Environmental and political groups want the Florida Legislature to tackle oil and gas laws this year. The League of Women Voters of Collier County held a luncheon on Monday aimed at getting their members educated on the future of oil exploration in Florida.
League President Becky Newell said her organization is keeping an eye on the possible expansion of oil drilling in the state—and particularly in Southwest Florida.
“This is an official position of the League that we are very concerned about water quality and that we are opposed as a state league to hydraulic fracking in whatever form it takes in Florida,” she said.
More than a year ago, a Texas-based oil company hydraulically fractured—or fracked—the Collier Hogan oil well.
State officials eventually closed that well and revoked the company’s permits.
The fight isn’t over, though. That’s what Jennifer Hecker with the Conservancy of Southwest Florida told members of the League of Women Voters.
She said even though the Hogan well is shut down, the underlying problems are still there.

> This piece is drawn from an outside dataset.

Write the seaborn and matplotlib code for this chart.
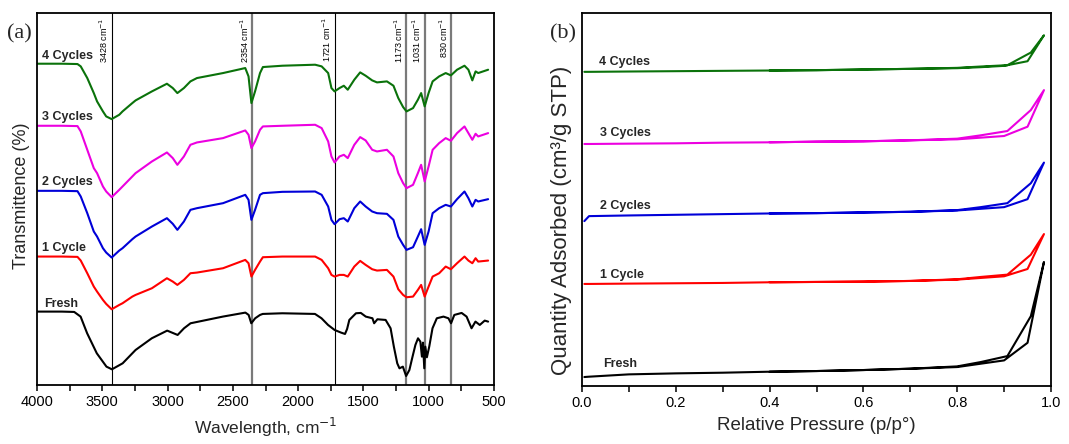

“What happened at the Hogan well can happen again and again until we get at the systemic, legal and regulatory deficiencies,” Hecker said. “That’s what we need to do now is parlay what we’ve learned from what we have gone through this past year into meaningful and comprehensive oil legislation.”

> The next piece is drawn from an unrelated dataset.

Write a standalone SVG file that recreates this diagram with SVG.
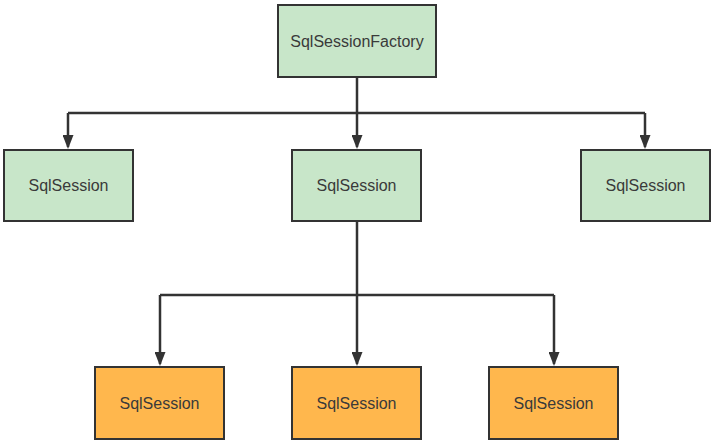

There is a series of things Hecker said needs to change.
For one: she said state law currently makes it really hard for regulators to monitor companies they give oil permits to.
Hecker said penalties for breaking state laws are also too weak, but she agrees with the League that there really shouldn’t be fracking in the state right now.
Hecker said we don’t have enough information about what it does to our water supply among other things.
Lawmakers have said they plan on tackling oil and gas laws when they convene in March.